Matrix products: default                                                                                                                                                                      
BLAS:   /usr/lib/x86_64-linux-gnu/atlas/libblas.so.3.10.3                                                                                                                                     
LAPACK: /usr/lib/x86_64-linux-gnu/atlas/liblapack.so.3.10.3;  LAPACK version 3.9.0                                                                                                            

locale:                                                                                                                                                                                       
 [1] LC_CTYPE=en_US.UTF-8       LC_NUMERIC=C                                                                                                                                                  
 [3] LC_TIME=en_US.UTF-8        LC_COLLATE=en_US.UTF-8                                                                                                                                        
 [5] LC_MONETARY=en_US.UTF-8    LC_MESSAGES=en_US.UTF-8                                                                                                                                       
 [7] LC_PAPER=en_US.UTF-8       LC_NAME=C                  
 [9] LC_ADDRESS=C               LC_TELEPHONE=C             
[11] LC_MEASUREMENT=en_US.UTF-8 LC_IDENTIFICATION=C       

time zone: America/Los_Angeles
tzcode source: system (glibc)

attached base packages:
[1] stats     graphics  grDevices utils     datasets  methods   base     

other attached packages:
[1] seqmagick_0.1.5 phytools_1.5-1  maps_3.4.1      phangorn_2.11.1
[5] ape_5.7-1 

Thanks

KlausVigo commented 1 year ago

Hi @lemmonquiche, the problem is as in #144 mentioned that there is too much space allocated. Unfortunately there is no quick fix. I am working on fixing this, but it will take some time. All the underlying C-code needs to be rewritten. I started using RcppArmadillo, which should make improvements easier later on and I plan to better integrate partitioned and mixture models. The ultrametric and tipdated phylogeny optimisation is a bit simpler than unrooted trees, so I might get a testing version out earlier. Kind regards, Klaus

Phylloxera commented 1 year ago

I, too, am having an out of memory issue. Mine is on NJ, treeNJ <- NJ(dm)

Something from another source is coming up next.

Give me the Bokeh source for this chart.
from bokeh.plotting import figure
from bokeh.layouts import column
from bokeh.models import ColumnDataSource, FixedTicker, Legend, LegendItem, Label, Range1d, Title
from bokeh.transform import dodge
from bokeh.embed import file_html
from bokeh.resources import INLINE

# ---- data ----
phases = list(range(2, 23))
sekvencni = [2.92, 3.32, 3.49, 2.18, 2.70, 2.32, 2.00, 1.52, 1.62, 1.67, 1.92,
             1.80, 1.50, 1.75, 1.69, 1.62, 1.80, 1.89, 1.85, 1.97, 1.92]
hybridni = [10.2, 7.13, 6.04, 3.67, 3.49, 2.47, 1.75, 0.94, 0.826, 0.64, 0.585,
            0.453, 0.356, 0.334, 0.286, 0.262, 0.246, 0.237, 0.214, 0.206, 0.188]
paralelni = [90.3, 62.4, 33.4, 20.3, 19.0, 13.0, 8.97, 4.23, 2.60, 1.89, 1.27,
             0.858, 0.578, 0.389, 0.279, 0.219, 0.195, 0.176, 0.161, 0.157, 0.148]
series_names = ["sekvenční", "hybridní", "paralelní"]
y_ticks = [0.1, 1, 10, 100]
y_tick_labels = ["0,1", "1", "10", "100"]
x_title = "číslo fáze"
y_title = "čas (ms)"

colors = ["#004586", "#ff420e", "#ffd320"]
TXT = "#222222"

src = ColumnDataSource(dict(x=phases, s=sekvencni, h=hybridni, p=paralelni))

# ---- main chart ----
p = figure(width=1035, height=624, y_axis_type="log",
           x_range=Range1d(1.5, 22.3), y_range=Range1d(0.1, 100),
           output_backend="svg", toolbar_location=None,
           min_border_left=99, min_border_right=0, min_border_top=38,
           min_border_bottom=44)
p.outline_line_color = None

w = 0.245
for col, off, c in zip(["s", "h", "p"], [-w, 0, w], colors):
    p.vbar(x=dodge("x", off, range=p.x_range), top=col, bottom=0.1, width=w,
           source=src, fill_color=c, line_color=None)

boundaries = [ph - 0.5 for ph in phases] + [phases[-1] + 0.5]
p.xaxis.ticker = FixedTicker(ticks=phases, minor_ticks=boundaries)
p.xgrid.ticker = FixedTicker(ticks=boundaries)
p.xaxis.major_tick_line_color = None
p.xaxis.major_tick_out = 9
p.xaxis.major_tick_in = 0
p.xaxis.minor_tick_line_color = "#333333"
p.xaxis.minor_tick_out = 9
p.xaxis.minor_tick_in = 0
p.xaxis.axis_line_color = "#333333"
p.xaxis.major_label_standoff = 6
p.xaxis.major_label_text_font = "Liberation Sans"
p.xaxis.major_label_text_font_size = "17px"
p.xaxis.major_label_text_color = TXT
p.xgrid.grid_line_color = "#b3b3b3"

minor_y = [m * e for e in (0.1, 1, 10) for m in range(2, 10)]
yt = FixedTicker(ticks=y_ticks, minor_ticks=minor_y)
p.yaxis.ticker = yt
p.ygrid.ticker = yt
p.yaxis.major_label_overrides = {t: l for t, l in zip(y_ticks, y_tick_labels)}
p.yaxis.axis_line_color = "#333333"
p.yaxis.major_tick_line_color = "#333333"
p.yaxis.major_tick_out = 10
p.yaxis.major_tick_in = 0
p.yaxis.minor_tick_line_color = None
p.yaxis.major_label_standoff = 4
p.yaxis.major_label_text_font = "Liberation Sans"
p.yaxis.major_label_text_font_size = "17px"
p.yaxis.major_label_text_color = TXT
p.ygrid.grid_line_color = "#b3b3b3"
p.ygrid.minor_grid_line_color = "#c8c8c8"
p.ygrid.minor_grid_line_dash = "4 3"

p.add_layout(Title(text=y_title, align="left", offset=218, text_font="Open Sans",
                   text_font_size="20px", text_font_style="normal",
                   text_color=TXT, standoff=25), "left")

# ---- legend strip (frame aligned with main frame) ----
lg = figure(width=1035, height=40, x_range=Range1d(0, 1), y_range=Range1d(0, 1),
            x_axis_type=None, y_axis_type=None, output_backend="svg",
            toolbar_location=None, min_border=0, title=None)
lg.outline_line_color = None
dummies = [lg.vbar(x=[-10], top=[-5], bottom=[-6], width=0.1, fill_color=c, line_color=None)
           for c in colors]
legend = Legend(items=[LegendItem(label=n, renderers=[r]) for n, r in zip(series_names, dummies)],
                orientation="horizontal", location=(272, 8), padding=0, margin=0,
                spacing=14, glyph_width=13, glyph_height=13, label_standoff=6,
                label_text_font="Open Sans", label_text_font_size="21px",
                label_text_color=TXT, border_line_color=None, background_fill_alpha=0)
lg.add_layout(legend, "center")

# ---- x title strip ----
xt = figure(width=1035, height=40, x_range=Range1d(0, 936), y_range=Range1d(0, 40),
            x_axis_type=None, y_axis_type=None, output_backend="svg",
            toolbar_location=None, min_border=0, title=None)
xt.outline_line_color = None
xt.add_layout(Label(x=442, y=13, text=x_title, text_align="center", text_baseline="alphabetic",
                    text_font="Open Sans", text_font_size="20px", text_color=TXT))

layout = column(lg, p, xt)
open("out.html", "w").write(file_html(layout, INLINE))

#Error in nj(x) : cannot allocate memory block of size 134217728 Tb
#Calls: source -> withVisible -> eval -> eval -> NJ -> reorder -> nj

I'm willing to test and have access to some high performance computing, so I'll keep an eye on this.

KlausVigo commented 1 year ago

Hi @Phylloxera,
this problem should be fixed by commit emmanuelparadis/ape@20332d8 and discussion emmanuelparadis/ape#97 . So NJ should work after updating ape to the development version. NJ is just a wrapper around the ape function nj. pml, pml_bb will likely complain afterwards. Regards, Klaus

I, too, am having an out of memory issue. Mine is on NJ, treeNJ <- NJ(dm)

#Error in nj(x) : cannot allocate memory block of size 134217728 Tb
#Calls: source -> withVisible -> eval -> eval -> NJ -> reorder -> nj

I'm willing to test and have access to some high performance computing, so I'll keep an eye on this.